Source code of charts:
start

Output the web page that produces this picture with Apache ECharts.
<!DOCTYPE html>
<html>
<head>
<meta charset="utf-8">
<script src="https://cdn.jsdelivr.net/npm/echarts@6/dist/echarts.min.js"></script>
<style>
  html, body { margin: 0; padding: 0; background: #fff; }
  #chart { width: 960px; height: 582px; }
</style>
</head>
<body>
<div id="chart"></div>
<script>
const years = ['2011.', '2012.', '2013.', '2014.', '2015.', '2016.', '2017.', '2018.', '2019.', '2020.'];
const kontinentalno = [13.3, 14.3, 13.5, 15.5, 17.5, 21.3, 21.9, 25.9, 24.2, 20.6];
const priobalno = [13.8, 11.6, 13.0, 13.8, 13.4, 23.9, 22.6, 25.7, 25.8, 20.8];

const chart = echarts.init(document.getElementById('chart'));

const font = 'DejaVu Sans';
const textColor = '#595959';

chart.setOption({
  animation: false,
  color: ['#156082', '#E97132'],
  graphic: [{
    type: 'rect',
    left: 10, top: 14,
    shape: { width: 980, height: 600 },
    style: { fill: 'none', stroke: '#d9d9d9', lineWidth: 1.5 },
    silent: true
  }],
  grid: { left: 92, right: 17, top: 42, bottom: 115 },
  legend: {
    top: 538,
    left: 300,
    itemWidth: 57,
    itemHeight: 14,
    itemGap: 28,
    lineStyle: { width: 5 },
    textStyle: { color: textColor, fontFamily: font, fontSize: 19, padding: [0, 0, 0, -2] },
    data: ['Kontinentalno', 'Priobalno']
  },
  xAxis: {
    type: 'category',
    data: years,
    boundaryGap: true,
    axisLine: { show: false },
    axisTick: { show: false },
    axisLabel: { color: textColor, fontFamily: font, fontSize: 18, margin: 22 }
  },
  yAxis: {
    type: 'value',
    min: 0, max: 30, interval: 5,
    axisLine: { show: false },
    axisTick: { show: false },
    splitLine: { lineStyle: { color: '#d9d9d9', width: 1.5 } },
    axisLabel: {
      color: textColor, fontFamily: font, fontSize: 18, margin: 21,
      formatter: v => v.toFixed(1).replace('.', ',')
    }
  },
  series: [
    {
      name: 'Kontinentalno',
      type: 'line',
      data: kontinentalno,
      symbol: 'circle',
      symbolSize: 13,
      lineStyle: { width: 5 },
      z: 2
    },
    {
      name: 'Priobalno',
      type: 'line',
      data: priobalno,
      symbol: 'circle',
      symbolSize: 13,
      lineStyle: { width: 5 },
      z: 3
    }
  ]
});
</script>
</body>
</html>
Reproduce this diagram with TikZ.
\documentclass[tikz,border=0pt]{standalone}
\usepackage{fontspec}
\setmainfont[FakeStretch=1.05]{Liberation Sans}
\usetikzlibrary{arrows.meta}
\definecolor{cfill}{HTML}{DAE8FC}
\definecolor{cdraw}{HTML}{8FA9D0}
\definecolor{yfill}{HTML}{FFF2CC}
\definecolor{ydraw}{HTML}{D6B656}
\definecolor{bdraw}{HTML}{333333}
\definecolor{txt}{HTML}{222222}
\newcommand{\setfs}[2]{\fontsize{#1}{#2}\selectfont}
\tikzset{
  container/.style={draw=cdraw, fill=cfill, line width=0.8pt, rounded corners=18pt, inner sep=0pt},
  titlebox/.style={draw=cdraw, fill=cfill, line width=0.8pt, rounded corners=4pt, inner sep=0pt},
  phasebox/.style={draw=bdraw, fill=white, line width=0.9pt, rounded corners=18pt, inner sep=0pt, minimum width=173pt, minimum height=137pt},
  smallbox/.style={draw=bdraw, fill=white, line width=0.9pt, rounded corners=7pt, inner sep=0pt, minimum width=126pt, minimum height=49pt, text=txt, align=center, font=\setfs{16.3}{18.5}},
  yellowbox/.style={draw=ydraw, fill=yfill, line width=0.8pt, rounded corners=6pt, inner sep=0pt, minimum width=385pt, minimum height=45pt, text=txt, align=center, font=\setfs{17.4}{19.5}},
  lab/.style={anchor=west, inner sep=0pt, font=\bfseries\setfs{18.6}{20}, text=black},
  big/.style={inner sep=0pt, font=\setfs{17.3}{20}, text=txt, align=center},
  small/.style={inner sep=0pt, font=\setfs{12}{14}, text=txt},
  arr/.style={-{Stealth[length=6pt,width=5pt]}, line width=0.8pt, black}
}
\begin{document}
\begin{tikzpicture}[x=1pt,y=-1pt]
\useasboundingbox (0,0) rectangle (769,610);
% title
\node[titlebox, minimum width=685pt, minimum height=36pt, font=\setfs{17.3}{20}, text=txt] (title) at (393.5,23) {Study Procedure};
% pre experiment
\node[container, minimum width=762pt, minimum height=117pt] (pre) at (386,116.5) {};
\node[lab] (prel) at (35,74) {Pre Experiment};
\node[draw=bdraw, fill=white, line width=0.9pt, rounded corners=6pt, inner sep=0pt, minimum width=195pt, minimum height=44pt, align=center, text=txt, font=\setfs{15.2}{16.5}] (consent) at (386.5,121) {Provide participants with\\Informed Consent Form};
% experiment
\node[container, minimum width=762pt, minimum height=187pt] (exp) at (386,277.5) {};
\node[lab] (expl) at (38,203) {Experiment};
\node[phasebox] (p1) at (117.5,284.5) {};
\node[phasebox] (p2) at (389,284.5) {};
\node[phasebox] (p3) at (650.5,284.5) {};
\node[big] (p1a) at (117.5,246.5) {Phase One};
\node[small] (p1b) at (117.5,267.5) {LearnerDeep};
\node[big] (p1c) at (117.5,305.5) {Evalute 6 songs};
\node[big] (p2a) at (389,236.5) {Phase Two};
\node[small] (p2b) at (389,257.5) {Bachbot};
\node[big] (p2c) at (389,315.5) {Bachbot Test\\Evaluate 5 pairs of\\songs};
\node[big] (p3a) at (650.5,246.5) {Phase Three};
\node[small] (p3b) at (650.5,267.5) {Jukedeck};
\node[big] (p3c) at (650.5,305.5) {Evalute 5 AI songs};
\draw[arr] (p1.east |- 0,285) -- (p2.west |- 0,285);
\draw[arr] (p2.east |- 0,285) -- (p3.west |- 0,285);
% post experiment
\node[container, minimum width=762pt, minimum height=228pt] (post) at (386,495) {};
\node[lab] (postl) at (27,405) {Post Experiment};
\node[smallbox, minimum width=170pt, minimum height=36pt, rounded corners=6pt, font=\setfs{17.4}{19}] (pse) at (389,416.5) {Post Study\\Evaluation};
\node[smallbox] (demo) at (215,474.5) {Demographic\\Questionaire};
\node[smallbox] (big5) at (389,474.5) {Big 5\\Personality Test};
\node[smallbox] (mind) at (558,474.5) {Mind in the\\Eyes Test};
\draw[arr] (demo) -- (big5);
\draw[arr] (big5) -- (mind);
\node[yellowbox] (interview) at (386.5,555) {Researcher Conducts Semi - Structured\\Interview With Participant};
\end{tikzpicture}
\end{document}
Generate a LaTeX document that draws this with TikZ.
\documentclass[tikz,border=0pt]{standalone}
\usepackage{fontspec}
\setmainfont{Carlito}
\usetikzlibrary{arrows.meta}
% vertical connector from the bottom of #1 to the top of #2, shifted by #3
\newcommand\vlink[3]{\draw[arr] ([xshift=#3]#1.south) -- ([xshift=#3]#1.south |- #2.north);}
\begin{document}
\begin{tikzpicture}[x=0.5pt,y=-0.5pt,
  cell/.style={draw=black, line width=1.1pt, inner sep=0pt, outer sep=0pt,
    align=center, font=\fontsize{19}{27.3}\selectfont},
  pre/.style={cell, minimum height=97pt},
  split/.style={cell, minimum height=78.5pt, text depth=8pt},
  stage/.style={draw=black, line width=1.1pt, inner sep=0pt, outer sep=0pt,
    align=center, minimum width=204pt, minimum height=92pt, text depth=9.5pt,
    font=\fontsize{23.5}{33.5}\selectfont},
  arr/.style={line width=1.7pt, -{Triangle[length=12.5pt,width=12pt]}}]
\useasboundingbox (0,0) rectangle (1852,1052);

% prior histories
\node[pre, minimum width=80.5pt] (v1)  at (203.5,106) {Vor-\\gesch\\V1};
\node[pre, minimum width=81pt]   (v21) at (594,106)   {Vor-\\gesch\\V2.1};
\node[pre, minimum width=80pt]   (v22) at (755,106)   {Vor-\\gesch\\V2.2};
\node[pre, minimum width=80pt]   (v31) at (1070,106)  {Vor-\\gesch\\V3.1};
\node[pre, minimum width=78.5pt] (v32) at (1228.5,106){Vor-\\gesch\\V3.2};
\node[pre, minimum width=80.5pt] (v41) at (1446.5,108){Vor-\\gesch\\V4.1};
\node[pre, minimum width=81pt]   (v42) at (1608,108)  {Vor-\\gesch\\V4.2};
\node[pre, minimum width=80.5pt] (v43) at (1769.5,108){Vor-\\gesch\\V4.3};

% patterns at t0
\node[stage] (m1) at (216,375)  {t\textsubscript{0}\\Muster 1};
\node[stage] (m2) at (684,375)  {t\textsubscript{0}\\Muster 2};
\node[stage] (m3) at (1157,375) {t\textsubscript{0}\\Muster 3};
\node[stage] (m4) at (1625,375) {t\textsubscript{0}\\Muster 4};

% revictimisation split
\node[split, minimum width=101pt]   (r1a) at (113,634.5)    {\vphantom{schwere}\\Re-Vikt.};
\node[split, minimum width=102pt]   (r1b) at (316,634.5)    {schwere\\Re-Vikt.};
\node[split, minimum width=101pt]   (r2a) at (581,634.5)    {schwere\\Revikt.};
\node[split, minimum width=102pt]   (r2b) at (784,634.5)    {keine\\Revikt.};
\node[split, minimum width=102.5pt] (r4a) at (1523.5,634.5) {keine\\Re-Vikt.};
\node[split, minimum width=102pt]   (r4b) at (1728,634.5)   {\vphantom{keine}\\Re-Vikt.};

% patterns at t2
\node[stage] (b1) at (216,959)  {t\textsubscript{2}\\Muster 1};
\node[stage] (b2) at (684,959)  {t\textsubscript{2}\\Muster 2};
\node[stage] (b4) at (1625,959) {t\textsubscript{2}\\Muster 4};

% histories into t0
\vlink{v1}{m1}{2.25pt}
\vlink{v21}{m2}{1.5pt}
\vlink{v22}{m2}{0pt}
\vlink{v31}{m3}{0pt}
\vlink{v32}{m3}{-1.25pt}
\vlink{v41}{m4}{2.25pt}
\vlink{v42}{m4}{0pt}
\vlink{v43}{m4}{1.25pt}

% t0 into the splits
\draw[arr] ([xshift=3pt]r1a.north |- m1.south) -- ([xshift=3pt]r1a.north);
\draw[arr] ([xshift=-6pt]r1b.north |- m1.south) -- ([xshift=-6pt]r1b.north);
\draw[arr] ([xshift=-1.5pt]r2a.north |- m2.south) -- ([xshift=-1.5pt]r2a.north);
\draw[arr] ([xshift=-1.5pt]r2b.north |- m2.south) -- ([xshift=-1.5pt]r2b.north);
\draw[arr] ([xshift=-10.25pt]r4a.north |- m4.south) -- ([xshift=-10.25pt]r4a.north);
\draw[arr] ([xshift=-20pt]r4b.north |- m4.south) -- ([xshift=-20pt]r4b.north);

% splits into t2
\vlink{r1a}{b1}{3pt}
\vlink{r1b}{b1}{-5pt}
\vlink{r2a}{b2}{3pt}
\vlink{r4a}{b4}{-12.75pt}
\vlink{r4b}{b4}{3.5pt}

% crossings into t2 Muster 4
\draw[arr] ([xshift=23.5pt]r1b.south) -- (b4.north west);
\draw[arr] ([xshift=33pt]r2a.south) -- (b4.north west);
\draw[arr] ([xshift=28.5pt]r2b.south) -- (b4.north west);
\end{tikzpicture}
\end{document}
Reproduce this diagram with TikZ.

end

Task: Report how many lines in the data include the word "this", and give nothing but the count.

Solution: 4